Opponents and activists had raised concerns about closer alignment with the US through 2023. In February, Helen Clark and Don Brash penned a bipartisan opinion piece raising concerns about what involvement in Aukus would mean for our independent foreign policy and relationship with China, given Aukus is transparently an effort to bulk up military forces to contain China.
In mid-April a Labour Party-hosted conference was held in Parliament, where further concerns were raised about involvement in Aukus. Former Australian foreign minister Bob Carr slammed the costliness of Aukus Pillar One, and former Tuvalu prime minister Enele Sopoaga explained how it detracted from Pacific priorities such as climate action.
Further analysis by Marco de Jong and Emma Shortis in early May, drawing on documents released under the Official Information Act, showed New Zealand officials were considering involvement in Aukus as early as 2021, in previously undisclosed meetings.
De Jong and Shortis noted that the documents suggest it is artificial to claim “pillar one”, with its nuclear dimension, and “pillar two” are completely disconnected. They raised the concern that New Zealand’s nuclear disarmament advocacy could be compromised by Aukus involvement if pillars one and two, in reality, form part of a single integrated agreement.
On all these issues – war in Yemen, Israel’s onslaught on Gaza, and New Zealand’s involvement in Aukus – it is activists and citizens who have helped force them onto the public agenda. Should it take such sustained activism to bring foreign policy debates into the open, to allow for greater policy scrutiny? Arcane “prerogative” legal powers still allow the Government to make decisions to go to war without parliamentary debate.
Much of New Zealand’s involvement in the Five Eyes security and intelligence network (with the UK, the US, Australia and Canada) is, perhaps understandably, shrouded in secrecy. But the Government has not made clear, for example, that no intelligence it has gathered has contributed (via US and UK Five Eyes partners) to Israel’s onslaught in Gaza.

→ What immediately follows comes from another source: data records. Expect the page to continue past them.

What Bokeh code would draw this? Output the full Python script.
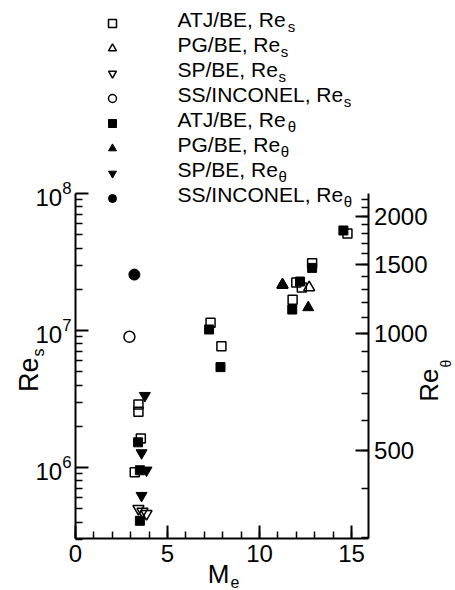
import math
from bokeh.plotting import figure
from bokeh.models import (Range1d, LogScale, LogAxis, FixedTicker, PrintfTickFormatter,
                          Label, Legend, LegendItem)
from bokeh.embed import file_html
from bokeh.resources import INLINE

# ---------------- data ----------------
atj_res_M = [3.42, 3.42, 3.55, 3.22, 7.34, 7.93, 11.8, 12.0, 12.3, 12.86, 14.78]
atj_res = [2.88e6, 2.55e6, 1.63e6, 9.25e5, 1.14e7, 7.67e6, 1.68e7, 2.24e7, 2.06e7, 3.1e7, 5.1e7]
pg_res_M = [11.25, 12.7]
pg_res = [2.15e7, 2.06e7]
sp_res_M = [3.42, 3.64, 3.86]
sp_res = [5.0e5, 4.77e5, 4.6e5]
ss_res_M = [2.93]
ss_res = [9.0e6]

atj_ret_M = [3.4, 3.5, 3.5, 7.26, 7.88, 11.78, 12.2, 12.86, 14.56]
atj_ret = [526, 446, 331, 1024, 820, 1152, 1359, 1473, 1837]
pg_ret_M = [11.25, 12.65]
pg_ret = [1336, 1166]
sp_ret_M = [3.77, 3.59, 3.86, 3.59]
sp_ret = [693, 494, 446, 384]
ss_ret_M = [3.2]
ss_ret = [1416]

legend_main = ["ATJ/BE, Re", "PG/BE, Re", "SP/BE, Re", "SS/INCONEL, Re",
               "ATJ/BE, Re", "PG/BE, Re", "SP/BE, Re", "SS/INCONEL, Re"]
legend_sub = ["s", "s", "s", "s", "\u03b8", "\u03b8", "\u03b8", "\u03b8"]
legend_em = [5.224, 4.891, 4.78, 7.891, 5.224, 4.891, 4.78, 7.891]  # text widths in em

x_major = [0, 5, 10, 15]
x_minor = list(range(0, 16))
y_major = [1e6, 1e7, 1e8]
y_minor = [k * 10 ** e for e in (5, 6, 7) for k in range(2, 10) if k * 10 ** e >= 3e5]
t_major = [500, 1000, 1500, 2000]
t_minor = list(range(300, 2300, 100))

FONT = "Liberation Sans"
W, H = 455, 590

# pixel geometry of the plotting box (page pixels)
X0, PX_PER_M = 75.0, 18.4            # M = 0 at x=75
Y_E6, PX_PER_DEC = 467.0, 137.0      # Re_s = 1e6 at y=467
Y_T3, PX_PER_DEC_T = 333.0, 390.0    # Re_theta = 1000 at y=333
BOX_TOP, BOX_BOTTOM, BOX_RIGHT = 193.0, 538.0, 367.6

x_lo = (0 - X0) / PX_PER_M
x_hi = (W - X0) / PX_PER_M
y_lo = 10 ** (6 - (H - Y_E6) / PX_PER_DEC)
y_hi = 10 ** (6 + Y_E6 / PX_PER_DEC)
t_lo = 10 ** (3 - (H - Y_T3) / PX_PER_DEC_T)
t_hi = 10 ** (3 + Y_T3 / PX_PER_DEC_T)

x_right = (BOX_RIGHT - X0) / PX_PER_M
y_bottom = 10 ** (6 - (BOX_BOTTOM - Y_E6) / PX_PER_DEC)
y_top = 10 ** (6 + (Y_E6 - BOX_TOP) / PX_PER_DEC)
t_bottom = 10 ** (3 - (BOX_BOTTOM - Y_T3) / PX_PER_DEC_T)
t_top = 10 ** (3 + (Y_T3 - BOX_TOP) / PX_PER_DEC_T)

p = figure(width=W, height=H, title=None,
           x_range=Range1d(x_lo, x_hi), y_range=Range1d(y_lo, y_hi), y_axis_type="log",
           output_backend="svg", toolbar_location=None)
p.min_border = 0
p.min_border_left = 0
p.min_border_right = 0
p.min_border_top = 0
p.min_border_bottom = 0
p.extra_y_ranges = {"theta": Range1d(t_lo, t_hi)}
p.extra_y_scales = {"theta": LogScale()}
p.outline_line_color = None
p.xgrid.visible = False
p.ygrid.visible = False
p.background_fill_color = "white"
p.border_fill_color = "white"

ra = LogAxis(y_range_name="theta")
p.add_layout(ra, "right")

xa = p.xaxis[0]
ya = p.yaxis[0]
xa.ticker = FixedTicker(ticks=x_major, minor_ticks=x_minor)
ya.ticker = FixedTicker(ticks=y_major, minor_ticks=y_minor)
ra.ticker = FixedTicker(ticks=t_major, minor_ticks=t_minor)
ra.formatter = PrintfTickFormatter(format="%d")

xa.fixed_location = y_bottom
xa.bounds = (0, x_right)
ya.fixed_location = 0
ya.bounds = (y_bottom, y_top)
ra.fixed_location = x_right
ra.bounds = (t_bottom, t_top)

for ax in (xa, ya, ra):
    ax.axis_label = None
    ax.axis_line_width = 2
    ax.axis_line_color = "black"
    ax.major_tick_in = 13
    ax.major_tick_out = 0
    ax.major_tick_line_width = 2
    ax.major_tick_line_color = "black"
    ax.minor_tick_in = 7
    ax.minor_tick_out = 0
    ax.minor_tick_line_width = 1.5
    ax.minor_tick_line_color = "black"
    ax.major_label_text_font = FONT
    ax.major_label_text_font_size = "24px"
    ax.major_label_text_color = "black"
    ax.major_label_standoff = 6
ya.major_label_standoff = 4

# ---------------- markers ----------------
common_open = dict(fill_alpha=0, line_color="black", line_width=1.5)
common_fill = dict(fill_color="black", line_color="black", line_width=1)

r1 = p.scatter(atj_res_M, atj_res, marker="square", size=9, **common_open)
r2 = p.scatter(pg_res_M, pg_res, marker="triangle", size=11, **common_open)
r3 = p.scatter(sp_res_M, sp_res, marker="inverted_triangle", size=11, **common_open)
r4 = p.scatter(ss_res_M, ss_res, marker="circle", size=11, **common_open)
r5 = p.scatter(atj_ret_M, atj_ret, marker="square", size=9, y_range_name="theta", **common_fill)
r6 = p.scatter(pg_ret_M, pg_ret, marker="triangle", size=11, y_range_name="theta", **common_fill)
r7 = p.scatter(sp_ret_M, sp_ret, marker="inverted_triangle", size=11, y_range_name="theta", **common_fill)
r8 = p.scatter(ss_ret_M, ss_ret, marker="circle", size=11, y_range_name="theta", **common_fill)

renderers = [r1, r2, r3, r4, r5, r6, r7, r8]

# ---------------- legend (symbols) ----------------
ROW0, PITCH = 23, 25            # page y of first symbol, row pitch
legend = Legend(items=[LegendItem(label=" ", renderers=[r]) for r in renderers],
                location=(102, H - (ROW0 - 10 + 8 * 20 + 7 * 5)), orientation="vertical",
                glyph_width=20, glyph_height=20, spacing=5,
                label_standoff=0, label_width=0, label_height=0,
                label_text_font_size="1px", padding=0, margin=0,
                border_line_alpha=0, background_fill_alpha=0)
p.add_layout(legend, "center")

# legend texts
LFS = 21
for i in range(8):
    yt = ROW0 - 4 + PITCH * i
    x_end = 177 + legend_em[i] * LFS
    p.add_layout(Label(x=177, y=H - yt, x_units="screen", y_units="screen",
                       text=legend_main[i], text_font=FONT, text_font_size=f"{LFS}px",
                       text_align="left", text_baseline="middle", text_color="black"))
    p.add_layout(Label(x=x_end + 0.5, y=H - (yt + 7), x_units="screen", y_units="screen",
                       text=legend_sub[i], text_font=FONT, text_font_size="15px",
                       text_align="left", text_baseline="middle", text_color="black"))

# ---------------- axis titles ----------------
# left: Re_s (rotated, reads bottom to top)
p.add_layout(Label(x=28, y=H - 357, x_units="screen", y_units="screen", angle=math.pi / 2,
                   text="Re", text_font=FONT, text_font_size="27px",
                   text_align="right", text_baseline="middle", text_color="black"))
p.add_layout(Label(x=38, y=H - 356, x_units="screen", y_units="screen", angle=math.pi / 2,
                   text="s", text_font=FONT, text_font_size="16px",
                   text_align="left", text_baseline="middle", text_color="black"))
# right: Re_theta
p.add_layout(Label(x=428, y=H - 368, x_units="screen", y_units="screen", angle=math.pi / 2,
                   text="Re", text_font=FONT, text_font_size="26px",
                   text_align="right", text_baseline="middle", text_color="black"))
p.add_layout(Label(x=445, y=H - 367, x_units="screen", y_units="screen", angle=math.pi / 2,
                   text="\u03b8", text_font=FONT, text_font_size="14px",
                   text_align="left", text_baseline="middle", text_color="black"))
# bottom: M_e
p.add_layout(Label(x=229, y=H - 573, x_units="screen", y_units="screen",
                   text="M", text_font=FONT, text_font_size="26px",
                   text_align="right", text_baseline="middle", text_color="black"))
p.add_layout(Label(x=230, y=H - 581, x_units="screen", y_units="screen",
                   text="e", text_font=FONT, text_font_size="16px",
                   text_align="left", text_baseline="middle", text_color="black"))

open("out.html", "w").write(file_html(p, INLINE))
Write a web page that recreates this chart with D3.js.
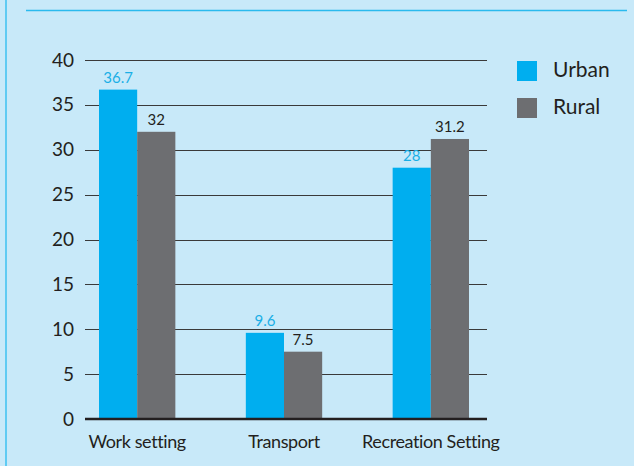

We still have no clear picture of Aukus “pillar two”, beyond broad references to technology sharing. On May 1, Foreign Minister Winston Peters gave a speech on Aukus and foreign policy. Some commentators had hoped this might provide more detail on New Zealand’s involvement. But Peters – who deserves credit for principled action in calling for a Gaza ceasefire and United Nations Security Council reform at the UN in April – spent the bulk of the speech shadowboxing with unnamed critics, accusing them of possessing limited information or acting out of anti-American sentiment.
He didn’t say much about the content of pillar two, other than observing that New Zealand would only participate with the support and invitation of other partners. Foreign policy should not be conducted only via opinion columns and occasional speeches. That isn’t full public debate. It needs proper democratic oversight.
New Zealand could pass a War Powers Act requiring parliamentary debate before any decision to go to war. The Ministry of Foreign Affairs and Trade, and the Foreign Minister, could do more to encourage public engagement with international affairs, and gauge public opinion on key issues. Much more could be done to support Māori engagement in foreign policy, consistent with Te Tiriti o Waitangi: an area of long-standing neglect by successive governments, as the Waitangi Tribunal has said.
These are small steps that would begin to bring foreign policy into the light.